MATERIAL PROVIDED:
________________________________________

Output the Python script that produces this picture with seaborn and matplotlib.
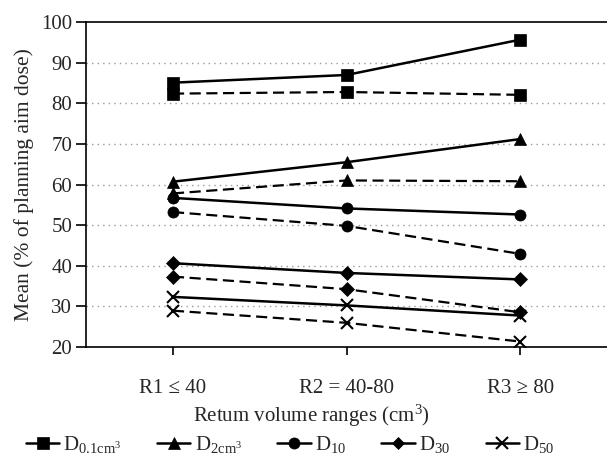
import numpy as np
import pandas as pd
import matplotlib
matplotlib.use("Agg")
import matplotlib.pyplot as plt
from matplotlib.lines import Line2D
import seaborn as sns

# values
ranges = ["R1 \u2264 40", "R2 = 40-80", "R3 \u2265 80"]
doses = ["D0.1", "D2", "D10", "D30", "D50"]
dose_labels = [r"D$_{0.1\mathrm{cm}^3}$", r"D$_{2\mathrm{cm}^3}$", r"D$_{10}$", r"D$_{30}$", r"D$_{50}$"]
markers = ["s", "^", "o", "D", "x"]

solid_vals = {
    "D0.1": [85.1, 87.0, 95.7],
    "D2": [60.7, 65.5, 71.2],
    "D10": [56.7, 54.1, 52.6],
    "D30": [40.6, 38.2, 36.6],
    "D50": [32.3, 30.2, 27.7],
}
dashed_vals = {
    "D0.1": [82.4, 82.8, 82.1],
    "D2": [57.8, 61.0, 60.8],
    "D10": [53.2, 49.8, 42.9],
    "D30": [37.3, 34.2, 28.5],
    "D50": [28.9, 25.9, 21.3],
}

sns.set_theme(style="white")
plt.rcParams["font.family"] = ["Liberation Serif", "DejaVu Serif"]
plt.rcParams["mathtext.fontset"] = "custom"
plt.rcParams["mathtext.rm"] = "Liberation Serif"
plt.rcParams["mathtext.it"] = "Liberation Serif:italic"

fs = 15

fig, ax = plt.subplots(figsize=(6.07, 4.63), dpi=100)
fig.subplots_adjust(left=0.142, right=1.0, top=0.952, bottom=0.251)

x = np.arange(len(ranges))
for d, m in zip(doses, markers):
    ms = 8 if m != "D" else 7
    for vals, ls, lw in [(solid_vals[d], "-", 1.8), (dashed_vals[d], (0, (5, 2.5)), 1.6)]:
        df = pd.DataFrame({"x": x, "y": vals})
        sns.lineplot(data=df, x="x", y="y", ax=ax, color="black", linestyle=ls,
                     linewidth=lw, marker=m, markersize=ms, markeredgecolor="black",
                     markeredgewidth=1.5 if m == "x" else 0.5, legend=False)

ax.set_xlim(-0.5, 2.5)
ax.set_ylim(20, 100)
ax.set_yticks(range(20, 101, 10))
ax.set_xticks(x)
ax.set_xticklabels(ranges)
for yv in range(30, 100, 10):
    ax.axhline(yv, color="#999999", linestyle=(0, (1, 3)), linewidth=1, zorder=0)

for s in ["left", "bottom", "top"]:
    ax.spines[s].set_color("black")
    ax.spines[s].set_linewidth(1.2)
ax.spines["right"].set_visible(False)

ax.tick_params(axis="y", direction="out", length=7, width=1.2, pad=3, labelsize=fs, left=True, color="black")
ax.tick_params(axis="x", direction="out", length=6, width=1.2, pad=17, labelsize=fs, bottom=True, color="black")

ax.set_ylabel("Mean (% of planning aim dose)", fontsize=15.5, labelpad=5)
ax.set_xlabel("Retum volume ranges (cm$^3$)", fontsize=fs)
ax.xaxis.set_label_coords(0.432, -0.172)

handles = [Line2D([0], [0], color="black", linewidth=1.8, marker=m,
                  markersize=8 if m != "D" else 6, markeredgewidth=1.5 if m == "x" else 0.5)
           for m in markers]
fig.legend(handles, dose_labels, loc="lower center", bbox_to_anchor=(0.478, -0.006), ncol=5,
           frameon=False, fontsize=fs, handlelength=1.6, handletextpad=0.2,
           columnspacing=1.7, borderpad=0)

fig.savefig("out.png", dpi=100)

________________________________________

WORK INSTRUCTIONS:
Omit the pictures and output all of the other material exactly.

RESPONSE:
Output the Python script that produces this picture with seaborn and matplotlib.
import numpy as np
import pandas as pd
import matplotlib
matplotlib.use("Agg")
import matplotlib.pyplot as plt
from matplotlib.lines import Line2D
import seaborn as sns

# values
ranges = ["R1 \u2264 40", "R2 = 40-80", "R3 \u2265 80"]
doses = ["D0.1", "D2", "D10", "D30", "D50"]
dose_labels = [r"D$_{0.1\mathrm{cm}^3}$", r"D$_{2\mathrm{cm}^3}$", r"D$_{10}$", r"D$_{30}$", r"D$_{50}$"]
markers = ["s", "^", "o", "D", "x"]

solid_vals = {
    "D0.1": [85.1, 87.0, 95.7],
    "D2": [60.7, 65.5, 71.2],
    "D10": [56.7, 54.1, 52.6],
    "D30": [40.6, 38.2, 36.6],
    "D50": [32.3, 30.2, 27.7],
}
dashed_vals = {
    "D0.1": [82.4, 82.8, 82.1],
    "D2": [57.8, 61.0, 60.8],
    "D10": [53.2, 49.8, 42.9],
    "D30": [37.3, 34.2, 28.5],
    "D50": [28.9, 25.9, 21.3],
}

sns.set_theme(style="white")
plt.rcParams["font.family"] = ["Liberation Serif", "DejaVu Serif"]
plt.rcParams["mathtext.fontset"] = "custom"
plt.rcParams["mathtext.rm"] = "Liberation Serif"
plt.rcParams["mathtext.it"] = "Liberation Serif:italic"

fs = 15

fig, ax = plt.subplots(figsize=(6.07, 4.63), dpi=100)
fig.subplots_adjust(left=0.142, right=1.0, top=0.952, bottom=0.251)

x = np.arange(len(ranges))
for d, m in zip(doses, markers):
    ms = 8 if m != "D" else 7
    for vals, ls, lw in [(solid_vals[d], "-", 1.8), (dashed_vals[d], (0, (5, 2.5)), 1.6)]:
        df = pd.DataFrame({"x": x, "y": vals})
        sns.lineplot(data=df, x="x", y="y", ax=ax, color="black", linestyle=ls,
                     linewidth=lw, marker=m, markersize=ms, markeredgecolor="black",
                     markeredgewidth=1.5 if m == "x" else 0.5, legend=False)

ax.set_xlim(-0.5, 2.5)
ax.set_ylim(20, 100)
ax.set_yticks(range(20, 101, 10))
ax.set_xticks(x)
ax.set_xticklabels(ranges)
for yv in range(30, 100, 10):
    ax.axhline(yv, color="#999999", linestyle=(0, (1, 3)), linewidth=1, zorder=0)

for s in ["left", "bottom", "top"]:
    ax.spines[s].set_color("black")
    ax.spines[s].set_linewidth(1.2)
ax.spines["right"].set_visible(False)

ax.tick_params(axis="y", direction="out", length=7, width=1.2, pad=3, labelsize=fs, left=True, color="black")
ax.tick_params(axis="x", direction="out", length=6, width=1.2, pad=17, labelsize=fs, bottom=True, color="black")

ax.set_ylabel("Mean (% of planning aim dose)", fontsize=15.5, labelpad=5)
ax.set_xlabel("Retum volume ranges (cm$^3$)", fontsize=fs)
ax.xaxis.set_label_coords(0.432, -0.172)

handles = [Line2D([0], [0], color="black", linewidth=1.8, marker=m,
                  markersize=8 if m != "D" else 6, markeredgewidth=1.5 if m == "x" else 0.5)
           for m in markers]
fig.legend(handles, dose_labels, loc="lower center", bbox_to_anchor=(0.478, -0.006), ncol=5,
           frameon=False, fontsize=fs, handlelength=1.6, handletextpad=0.2,
           columnspacing=1.7, borderpad=0)

fig.savefig("out.png", dpi=100)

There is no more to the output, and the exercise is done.